Can you explain to us if we have the functions c(t) = 3t + 2, where c is the cost in dollars of t hours of tutoring and t(m) = m2 - 1 where t is hours of tutoring and m is the number of minutes tutored, what the input and output values would be of the composite function c(t(m))?
To find the input and output values of the composite function c(t(m)), we need to substitute the function t(m) into the function c(t).
The function t(m) = m^2 - 1 represents the number of hours of tutoring (t) in terms of the number of minutes tutored (m).
Substituting this expression for t in the function c(t), we get:
c(t(m)) = c(m^2 - 1)
Now let's simplify this expression. The original function c(t) = 3t + 2 represents the cost in dollars (c) of t hours of tutoring.
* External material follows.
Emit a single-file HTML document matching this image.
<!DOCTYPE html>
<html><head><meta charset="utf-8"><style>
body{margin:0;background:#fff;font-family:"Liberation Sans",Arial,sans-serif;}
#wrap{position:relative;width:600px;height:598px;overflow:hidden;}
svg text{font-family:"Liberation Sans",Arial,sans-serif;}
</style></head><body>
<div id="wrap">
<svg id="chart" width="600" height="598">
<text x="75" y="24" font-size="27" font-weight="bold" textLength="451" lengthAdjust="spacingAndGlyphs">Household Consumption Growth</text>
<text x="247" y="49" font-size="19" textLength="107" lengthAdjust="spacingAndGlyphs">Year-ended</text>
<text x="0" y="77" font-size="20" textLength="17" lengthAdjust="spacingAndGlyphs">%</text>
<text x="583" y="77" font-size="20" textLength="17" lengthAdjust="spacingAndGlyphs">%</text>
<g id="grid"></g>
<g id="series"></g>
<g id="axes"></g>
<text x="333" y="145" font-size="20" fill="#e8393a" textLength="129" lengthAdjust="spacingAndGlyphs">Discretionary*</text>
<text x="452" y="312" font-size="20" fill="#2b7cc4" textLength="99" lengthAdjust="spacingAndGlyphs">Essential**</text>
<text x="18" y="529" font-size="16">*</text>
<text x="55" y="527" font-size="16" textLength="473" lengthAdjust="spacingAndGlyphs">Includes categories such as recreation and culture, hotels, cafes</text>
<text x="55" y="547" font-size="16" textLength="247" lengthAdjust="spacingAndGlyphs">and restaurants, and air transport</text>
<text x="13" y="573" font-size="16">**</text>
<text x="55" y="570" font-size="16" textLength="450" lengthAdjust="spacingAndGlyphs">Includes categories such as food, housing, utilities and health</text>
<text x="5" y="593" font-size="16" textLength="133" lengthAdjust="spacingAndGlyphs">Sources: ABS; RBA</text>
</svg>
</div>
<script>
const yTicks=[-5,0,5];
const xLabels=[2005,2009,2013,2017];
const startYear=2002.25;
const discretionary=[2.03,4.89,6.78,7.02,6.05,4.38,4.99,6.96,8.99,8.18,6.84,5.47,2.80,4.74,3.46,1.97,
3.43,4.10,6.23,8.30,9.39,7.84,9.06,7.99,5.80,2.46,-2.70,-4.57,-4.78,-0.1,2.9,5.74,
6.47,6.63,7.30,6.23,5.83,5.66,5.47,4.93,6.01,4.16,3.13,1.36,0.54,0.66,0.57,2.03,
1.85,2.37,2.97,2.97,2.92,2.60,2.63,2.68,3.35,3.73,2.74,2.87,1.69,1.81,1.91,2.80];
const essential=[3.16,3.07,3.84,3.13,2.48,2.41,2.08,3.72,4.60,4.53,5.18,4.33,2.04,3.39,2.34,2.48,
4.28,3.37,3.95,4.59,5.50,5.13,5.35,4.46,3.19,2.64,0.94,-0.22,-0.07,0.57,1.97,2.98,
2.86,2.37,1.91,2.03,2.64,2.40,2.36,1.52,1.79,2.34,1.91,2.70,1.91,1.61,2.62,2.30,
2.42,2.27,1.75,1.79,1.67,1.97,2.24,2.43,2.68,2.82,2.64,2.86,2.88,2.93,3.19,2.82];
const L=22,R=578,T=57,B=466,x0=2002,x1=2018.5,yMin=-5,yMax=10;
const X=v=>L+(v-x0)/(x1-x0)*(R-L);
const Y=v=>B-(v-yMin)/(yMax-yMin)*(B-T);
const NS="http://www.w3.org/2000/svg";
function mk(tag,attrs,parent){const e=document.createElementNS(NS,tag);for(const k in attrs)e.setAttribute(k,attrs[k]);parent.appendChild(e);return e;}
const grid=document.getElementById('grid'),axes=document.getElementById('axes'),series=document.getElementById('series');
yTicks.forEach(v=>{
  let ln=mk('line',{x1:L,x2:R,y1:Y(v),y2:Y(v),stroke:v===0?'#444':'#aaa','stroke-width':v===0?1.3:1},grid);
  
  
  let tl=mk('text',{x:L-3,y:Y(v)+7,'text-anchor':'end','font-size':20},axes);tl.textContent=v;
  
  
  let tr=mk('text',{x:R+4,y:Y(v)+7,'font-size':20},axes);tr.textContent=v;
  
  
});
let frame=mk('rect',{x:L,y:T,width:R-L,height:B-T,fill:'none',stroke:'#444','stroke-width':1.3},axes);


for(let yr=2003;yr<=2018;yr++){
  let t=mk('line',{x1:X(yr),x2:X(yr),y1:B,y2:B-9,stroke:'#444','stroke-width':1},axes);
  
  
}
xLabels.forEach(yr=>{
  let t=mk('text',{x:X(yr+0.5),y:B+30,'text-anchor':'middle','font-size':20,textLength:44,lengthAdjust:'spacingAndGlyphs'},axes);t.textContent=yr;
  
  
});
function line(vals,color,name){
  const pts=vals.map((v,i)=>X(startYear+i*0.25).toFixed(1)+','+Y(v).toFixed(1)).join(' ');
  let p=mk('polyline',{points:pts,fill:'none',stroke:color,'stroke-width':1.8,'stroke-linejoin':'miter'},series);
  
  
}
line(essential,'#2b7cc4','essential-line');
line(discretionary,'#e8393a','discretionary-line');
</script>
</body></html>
Substituting t(m) into the function c(t), we get:
c(m^2 - 1) = 3(m^2 - 1) + 2
Expanding this expression further:
c(m^2 - 1) = 3m^2 - 3 + 2
c(m^2 - 1) = 3m^2 - 1
Therefore, the composite function c(t(m)) is given by c(m^2 - 1) = 3m^2 - 1.
Now, let's talk about the input and output values of this composite function.
- Input values: In this case, the input values of the composite function c(t(m)) are the number of minutes tutored (m).
- Output values: The output values of the composite function c(t(m)) are the cost in dollars (c) of tutoring, which is computed using the formula c(m^2 - 1) = 3m^2 - 1.
So, by substituting different values for m, you can find the corresponding cost in dollars for the given number of minutes tutored.